■ Your goal
Restate the listing that follows word for word, without its pictures.

■ Material
━━━━━━━━━━━━━━━━

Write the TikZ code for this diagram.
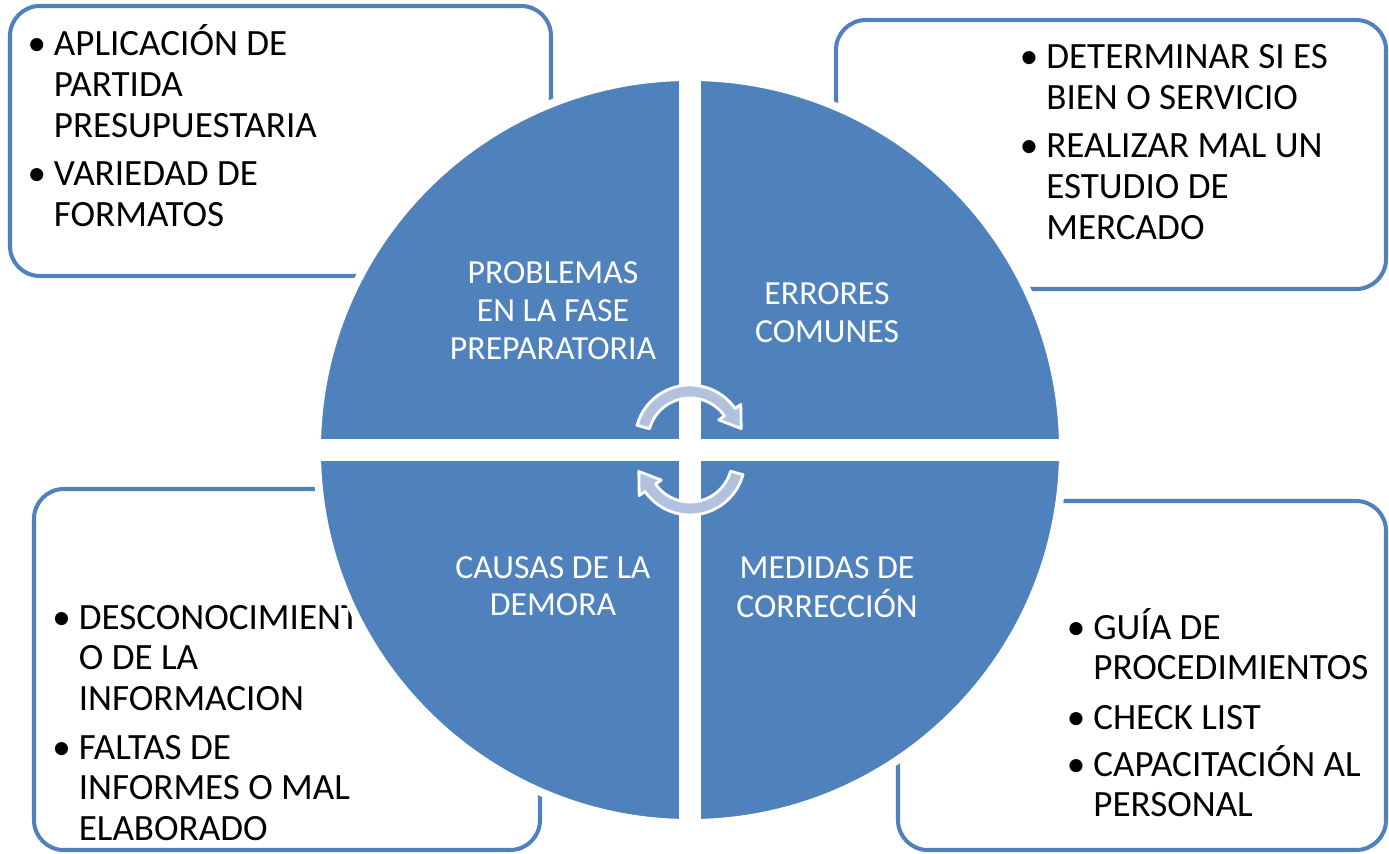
\documentclass[tikz,border=0pt]{standalone}
\usepackage{fontspec}
\setmainfont{Carlito}
\definecolor{azul}{RGB}{79,129,189}
\definecolor{flecha}{RGB}{178,194,222}
\tikzset{
  caja/.style={draw=azul, line width=2.3pt, rounded corners=17pt},
  lista/.style={anchor=base west, inner sep=0pt, font=\fontsize{21.1}{23.3}\selectfont},
  cuarto/.style={anchor=base, inner sep=0pt, text=white, font=\fontsize{19.2}{21.6}\selectfont},
  giro/.style={fill=flecha, draw=white, line width=1.6pt, line join=round}
}
\newcommand{\vineta}[1]{\llap{\textbullet\hspace{4.5pt}}\begin{tabular}[t]{@{}l@{}}#1\end{tabular}}
\newcommand{\centrado}[1]{\begin{tabular}[t]{@{}c@{}}#1\end{tabular}}
\begin{document}
\begin{tikzpicture}[x=0.02cm,y=0.02cm]
  \useasboundingbox (0,0) rectangle (1389,853);
  % cajas de texto
  \draw[caja] (10,577) rectangle (551,847);
  \draw[caja] (836,564) rectangle (1386,833);
  \draw[caja] (34,3) rectangle (540,364);
  \draw[caja] (898,3) rectangle (1386,352);
  \node[lista] (prob1) at (53.6,797) {\vineta{APLICACIÓN DE\\PARTIDA\\PRESUPUESTARIA}};
  \node[lista] (prob2) at (53.6,667) {\vineta{VARIEDAD DE\\FORMATOS}};
  \node[lista] (err1) at (1046,784) {\vineta{DETERMINAR SI ES\\BIEN O SERVICIO}};
  \node[lista] (err2) at (1046,695) {\vineta{REALIZAR MAL UN\\ESTUDIO DE\\MERCADO}};
  \node[lista] (caus1) at (78.5,224) {\vineta{DESCONOCIMIENT\\O DE LA\\INFORMACION}};
  \node[lista] (caus2) at (78.5,94) {\vineta{FALTAS DE\\INFORMES O MAL\\ELABORADO}};
  \node[lista] (med1) at (1093,214) {\vineta{GUÍA DE\\PROCEDIMIENTOS}};
  \node[lista] (med2) at (1093,124) {\vineta{CHECK LIST}};
  \node[lista] (med3) at (1093,77) {\vineta{CAPACITACIÓN AL\\PERSONAL}};
  % circulo en cuatro partes
  \filldraw[fill=azul, draw=white, line width=4.5pt] (690,403) circle (373);
  \fill[white] (679,25) rectangle (701,781);
  \fill[white] (312,392) rectangle (1068,414);
  \node[cuarto] (fase) at (553,569) {\centrado{PROBLEMAS\\EN LA FASE\\PREPARATORIA}};
  \node[cuarto] (errores) at (827,548) {\centrado{ERRORES\\COMUNES}};
  \node[cuarto] (causas) at (553,275) {\centrado{CAUSAS DE LA\\DEMORA}};
  \node[cuarto] (medidas) at (827,275) {\centrado{MEDIDAS DE\\CORRECCIÓN}};
  % flechas del ciclo
  \foreach \rot in {0,180}
    \filldraw[giro, rotate around={\rot:(690,403)}] (637.0,427.7)
      arc[start angle=164.5, end angle=35, radius=55] -- (740.79,448.56)
      -- (741.2,424.4) -- (718.67,433.08) -- (724.40,437.09)
      arc[start angle=35, end angle=164.5, radius=42] -- cycle;
\end{tikzpicture}
\end{document}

━━━━━━━━━━━━━━━━

■ Correct response
Write the TikZ code for this diagram.
\documentclass[tikz,border=0pt]{standalone}
\usepackage{fontspec}
\setmainfont{Carlito}
\definecolor{azul}{RGB}{79,129,189}
\definecolor{flecha}{RGB}{178,194,222}
\tikzset{
  caja/.style={draw=azul, line width=2.3pt, rounded corners=17pt},
  lista/.style={anchor=base west, inner sep=0pt, font=\fontsize{21.1}{23.3}\selectfont},
  cuarto/.style={anchor=base, inner sep=0pt, text=white, font=\fontsize{19.2}{21.6}\selectfont},
  giro/.style={fill=flecha, draw=white, line width=1.6pt, line join=round}
}
\newcommand{\vineta}[1]{\llap{\textbullet\hspace{4.5pt}}\begin{tabular}[t]{@{}l@{}}#1\end{tabular}}
\newcommand{\centrado}[1]{\begin{tabular}[t]{@{}c@{}}#1\end{tabular}}
\begin{document}
\begin{tikzpicture}[x=0.02cm,y=0.02cm]
  \useasboundingbox (0,0) rectangle (1389,853);
  % cajas de texto
  \draw[caja] (10,577) rectangle (551,847);
  \draw[caja] (836,564) rectangle (1386,833);
  \draw[caja] (34,3) rectangle (540,364);
  \draw[caja] (898,3) rectangle (1386,352);
  \node[lista] (prob1) at (53.6,797) {\vineta{APLICACIÓN DE\\PARTIDA\\PRESUPUESTARIA}};
  \node[lista] (prob2) at (53.6,667) {\vineta{VARIEDAD DE\\FORMATOS}};
  \node[lista] (err1) at (1046,784) {\vineta{DETERMINAR SI ES\\BIEN O SERVICIO}};
  \node[lista] (err2) at (1046,695) {\vineta{REALIZAR MAL UN\\ESTUDIO DE\\MERCADO}};
  \node[lista] (caus1) at (78.5,224) {\vineta{DESCONOCIMIENT\\O DE LA\\INFORMACION}};
  \node[lista] (caus2) at (78.5,94) {\vineta{FALTAS DE\\INFORMES O MAL\\ELABORADO}};
  \node[lista] (med1) at (1093,214) {\vineta{GUÍA DE\\PROCEDIMIENTOS}};
  \node[lista] (med2) at (1093,124) {\vineta{CHECK LIST}};
  \node[lista] (med3) at (1093,77) {\vineta{CAPACITACIÓN AL\\PERSONAL}};
  % circulo en cuatro partes
  \filldraw[fill=azul, draw=white, line width=4.5pt] (690,403) circle (373);
  \fill[white] (679,25) rectangle (701,781);
  \fill[white] (312,392) rectangle (1068,414);
  \node[cuarto] (fase) at (553,569) {\centrado{PROBLEMAS\\EN LA FASE\\PREPARATORIA}};
  \node[cuarto] (errores) at (827,548) {\centrado{ERRORES\\COMUNES}};
  \node[cuarto] (causas) at (553,275) {\centrado{CAUSAS DE LA\\DEMORA}};
  \node[cuarto] (medidas) at (827,275) {\centrado{MEDIDAS DE\\CORRECCIÓN}};
  % flechas del ciclo
  \foreach \rot in {0,180}
    \filldraw[giro, rotate around={\rot:(690,403)}] (637.0,427.7)
      arc[start angle=164.5, end angle=35, radius=55] -- (740.79,448.56)
      -- (741.2,424.4) -- (718.67,433.08) -- (724.40,437.09)
      arc[start angle=35, end angle=164.5, radius=42] -- cycle;
\end{tikzpicture}
\end{document}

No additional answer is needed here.